Prabhupada and I were walking together. I had begun to go to the India Office Library and the British Museum in London. The British Museum library had some old Gaudiya Math books, and the India Office Library had everything, including Bhaktisiddhanta’s works and the poem that Prabhupada wrote to Bhaktisiddhanta Sarasvati in 1935, “Adore, adore ye all the happy day.” I had found that in his handwriting and sent it to him, and he was happy to receive it. In the library I had begun to read Bhaktivinode Thakur’s writing about Puri, and I liked his poetry, imagery and compassion. In my heart I liked Bhaktivinode Thakur’s writings the best. I liked Prabhupada the best, but Prabhupada had a formal side, a public persona. When he lectured he was sometimes stern. His writing is very nice, but sometimes I found it repetitious. I am just being honest, not blasphemous. I liked Bhaktivinode Thakur’s writings the most, but on the walk I lied. I said, “I like Bhaktivinode Thakur as my second favorite author.” Prabhupada looked at me and said, “Second?” Again he read my mind. I said, “Actually, he is my favorite.” He said, “Yes. If I were one-tenth of Bhaktivinode Thakur, I would be a great devotee.”
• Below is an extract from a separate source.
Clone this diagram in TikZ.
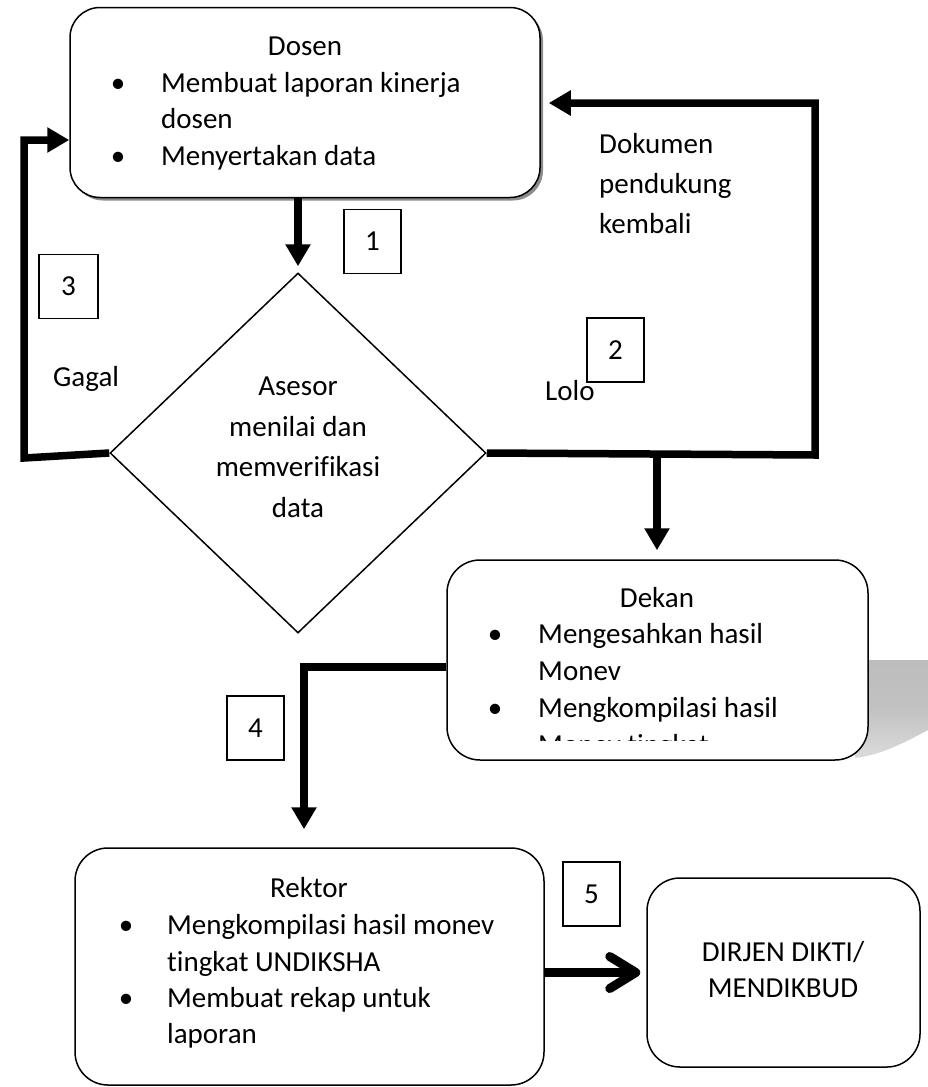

Street sankirtan started in New York, but for us it began on Lord Chaitanya’s Appearance Day. We were told to go to the temple and alternate between kirtan, japa, and reading the scriptures. After about three or four hours, Jayananda, Jivananda, Uddhava, and I thought, “Let’s take this outside.” Chanting, we went around the corner to Willard Street where Prabhupada was staying. Prabhupada came to the window and motioned to us. We thought, “Oh, no. He is telling us to go away,” and we started back to the temple. Upendra, Prabhupada’s servant came storming out and said, “No, no. That’s the Indian way of saying ‘Come here. Come here.’” We went upstairs, and Prabhupada said, “Krishna has given you the intelligence to chant in the street. Now I want you to do this every day.” Street sankirtan, harinam, started for us as of that day.
Srila Prabhupada had all the qualities of a great devotee. Just by seeing him, one would think of Krishna. But the quality that I remember most was his compassion. Prabhupada, although non-compromising and strict at times, was also open-minded. He did what the situation called for, whether tying up a microphone with a brahman’s thread or understanding our complaints. With a compassionate look he once said to me, “If I don’t forgive you, then Krishna will forgive you. And if Krishna does not, Radharani will.”